Secondly, fans have reason to rejoice about the new album simply for the fact that the godfather of heavy metal, Tony Iommi himself, contributed a solo to the track "Astorolus - The Great Octopus". In stark contrast to the manner in which some "stars" are enlisted exclusively for marketing purposes, Iommi's involvement makes sense. He agreed to contribute because he respected that CANDLEMASS has always acknowledged and appreciated BLACK SABBATH's influence upon its work. And, most importantly, he simply liked the song.
For Leif Edling—CANDLEMASS's driving force, primary songwriter, founding member and bassist—Iommi's involvement is incredibly meaningful. "For me personally this is a dream come true. Tony Iommi has always been my hero and guiding light when it comes to heavy music, so to hear that he likes the song and also would like to play on it, gave me chills down the spine," Edling said via a press release. "Tony Iommi is and will always be God!"

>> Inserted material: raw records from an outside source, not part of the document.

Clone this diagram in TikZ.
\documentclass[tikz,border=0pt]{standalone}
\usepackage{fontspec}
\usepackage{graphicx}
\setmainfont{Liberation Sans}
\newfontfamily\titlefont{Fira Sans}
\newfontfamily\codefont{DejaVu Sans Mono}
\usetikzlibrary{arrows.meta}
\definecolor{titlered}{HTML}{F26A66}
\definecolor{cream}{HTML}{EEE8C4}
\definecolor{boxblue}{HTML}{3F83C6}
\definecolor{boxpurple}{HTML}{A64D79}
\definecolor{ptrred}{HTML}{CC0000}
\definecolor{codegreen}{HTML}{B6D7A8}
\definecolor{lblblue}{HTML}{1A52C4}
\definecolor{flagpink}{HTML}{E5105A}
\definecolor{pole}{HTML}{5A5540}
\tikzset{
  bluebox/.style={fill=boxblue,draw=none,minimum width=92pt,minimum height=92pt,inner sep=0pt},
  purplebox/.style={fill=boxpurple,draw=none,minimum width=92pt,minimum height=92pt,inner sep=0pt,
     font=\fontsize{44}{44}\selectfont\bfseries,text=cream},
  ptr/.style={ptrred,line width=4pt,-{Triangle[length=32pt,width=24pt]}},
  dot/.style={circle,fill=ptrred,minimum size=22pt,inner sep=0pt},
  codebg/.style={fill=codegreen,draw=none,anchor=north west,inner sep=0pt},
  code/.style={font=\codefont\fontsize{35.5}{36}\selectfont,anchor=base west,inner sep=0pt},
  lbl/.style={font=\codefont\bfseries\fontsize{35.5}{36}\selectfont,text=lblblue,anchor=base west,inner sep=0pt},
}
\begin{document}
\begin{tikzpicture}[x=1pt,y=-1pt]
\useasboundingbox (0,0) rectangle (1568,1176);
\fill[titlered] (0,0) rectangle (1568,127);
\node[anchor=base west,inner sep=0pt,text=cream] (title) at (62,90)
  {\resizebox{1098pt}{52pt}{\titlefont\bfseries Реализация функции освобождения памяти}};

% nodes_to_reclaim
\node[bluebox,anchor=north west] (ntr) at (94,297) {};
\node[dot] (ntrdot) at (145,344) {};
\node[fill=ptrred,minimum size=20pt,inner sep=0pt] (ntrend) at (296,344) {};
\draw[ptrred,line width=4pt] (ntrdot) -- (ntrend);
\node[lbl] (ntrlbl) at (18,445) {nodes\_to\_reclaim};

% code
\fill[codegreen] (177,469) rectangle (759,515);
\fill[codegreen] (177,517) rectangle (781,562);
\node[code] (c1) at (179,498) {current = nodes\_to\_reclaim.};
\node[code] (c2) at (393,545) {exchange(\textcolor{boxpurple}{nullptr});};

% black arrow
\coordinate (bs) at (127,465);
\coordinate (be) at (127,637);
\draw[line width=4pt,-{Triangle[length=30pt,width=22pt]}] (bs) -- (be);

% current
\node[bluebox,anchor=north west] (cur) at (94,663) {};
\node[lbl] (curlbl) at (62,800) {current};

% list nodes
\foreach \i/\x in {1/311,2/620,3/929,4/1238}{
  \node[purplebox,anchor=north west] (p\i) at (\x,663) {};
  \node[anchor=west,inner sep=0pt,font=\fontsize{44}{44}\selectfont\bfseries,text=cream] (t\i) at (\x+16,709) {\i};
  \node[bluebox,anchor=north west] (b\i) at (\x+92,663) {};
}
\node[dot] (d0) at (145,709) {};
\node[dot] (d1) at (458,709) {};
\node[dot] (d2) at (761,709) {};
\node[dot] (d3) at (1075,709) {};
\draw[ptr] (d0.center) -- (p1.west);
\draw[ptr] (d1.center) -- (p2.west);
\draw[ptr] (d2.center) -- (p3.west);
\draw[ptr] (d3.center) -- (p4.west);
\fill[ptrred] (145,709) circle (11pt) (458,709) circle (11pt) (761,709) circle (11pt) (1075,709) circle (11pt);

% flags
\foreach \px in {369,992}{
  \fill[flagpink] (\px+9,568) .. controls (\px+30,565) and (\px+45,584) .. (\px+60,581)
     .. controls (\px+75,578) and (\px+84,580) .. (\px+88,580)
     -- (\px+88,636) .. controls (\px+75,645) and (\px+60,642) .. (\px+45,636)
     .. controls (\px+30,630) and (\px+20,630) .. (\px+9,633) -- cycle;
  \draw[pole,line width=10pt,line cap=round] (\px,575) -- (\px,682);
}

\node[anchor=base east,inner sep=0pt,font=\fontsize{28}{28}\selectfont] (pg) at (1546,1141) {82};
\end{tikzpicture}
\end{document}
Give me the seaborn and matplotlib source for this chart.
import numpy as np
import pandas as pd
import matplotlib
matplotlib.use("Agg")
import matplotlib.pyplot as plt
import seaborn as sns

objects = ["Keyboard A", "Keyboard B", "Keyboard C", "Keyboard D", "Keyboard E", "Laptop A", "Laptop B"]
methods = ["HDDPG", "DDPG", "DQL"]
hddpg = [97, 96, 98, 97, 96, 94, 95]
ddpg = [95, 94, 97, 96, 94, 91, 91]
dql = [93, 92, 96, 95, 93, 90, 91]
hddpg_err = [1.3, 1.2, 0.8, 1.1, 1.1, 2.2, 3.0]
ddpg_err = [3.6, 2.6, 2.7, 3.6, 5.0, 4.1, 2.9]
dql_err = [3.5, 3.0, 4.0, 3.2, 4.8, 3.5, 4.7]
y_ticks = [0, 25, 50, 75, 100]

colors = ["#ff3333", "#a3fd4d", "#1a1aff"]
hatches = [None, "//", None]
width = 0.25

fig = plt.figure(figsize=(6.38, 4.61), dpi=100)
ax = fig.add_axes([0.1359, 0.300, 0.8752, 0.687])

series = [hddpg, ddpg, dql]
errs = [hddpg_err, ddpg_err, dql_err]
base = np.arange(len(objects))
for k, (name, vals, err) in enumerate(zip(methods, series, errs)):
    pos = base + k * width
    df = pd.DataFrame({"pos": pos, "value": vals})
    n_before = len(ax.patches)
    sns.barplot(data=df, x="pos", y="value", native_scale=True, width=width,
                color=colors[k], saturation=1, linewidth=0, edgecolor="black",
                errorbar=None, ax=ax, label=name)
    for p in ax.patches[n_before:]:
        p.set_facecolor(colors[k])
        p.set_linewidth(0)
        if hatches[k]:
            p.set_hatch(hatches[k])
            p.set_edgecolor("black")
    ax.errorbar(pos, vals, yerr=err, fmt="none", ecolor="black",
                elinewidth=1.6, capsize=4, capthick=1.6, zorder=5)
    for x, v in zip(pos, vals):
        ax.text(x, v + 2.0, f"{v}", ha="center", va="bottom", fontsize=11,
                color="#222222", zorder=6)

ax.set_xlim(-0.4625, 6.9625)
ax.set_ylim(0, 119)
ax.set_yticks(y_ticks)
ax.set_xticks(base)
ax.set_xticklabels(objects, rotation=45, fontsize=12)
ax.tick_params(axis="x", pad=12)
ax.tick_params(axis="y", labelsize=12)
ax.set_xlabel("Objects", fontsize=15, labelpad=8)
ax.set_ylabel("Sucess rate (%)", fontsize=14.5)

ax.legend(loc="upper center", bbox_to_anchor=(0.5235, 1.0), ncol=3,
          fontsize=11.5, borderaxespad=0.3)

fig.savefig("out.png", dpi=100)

Iommi's solo, not surprisingly, hits the mark and makes quite an impact. It initially exudes an overt blues rock quality, obviously a root element of his sound, before morphing into his more characteristic twisted heavy metal approach. However, while it's more than simply anecdotal, Iommi's solo is a brief contribution that can't carry the weight of the album. Längqvist's aforementioned, soaring pipes work in tandem with the gargantuan, evil riffs, but they essentially steal the show, in terms of individual performance.
The more over-the-top aspects of epic doom are dialed back on "The Door to Doom". Instead, the sparser presence of this quality proves to be more significant when it comes to the forefront as it does, for instance, when things come to a head during the chorus of "Death's Wheel". The album's only weak link is the acoustic element that is perfunctory at best but essentially lackluster. "Under the Ocean" begins with this kind of subdued approach before bursting with the kind of energy that so clearly represents CANDLEMASS's beauty and essence. There is something instantly gripping and captivating about the songs throughout. "The Door to Doom" finds the Swedish band in fine form, and with the reintroduction of Längqvist, it sounds as though the legendary band has at least another decade in it if it so chooses.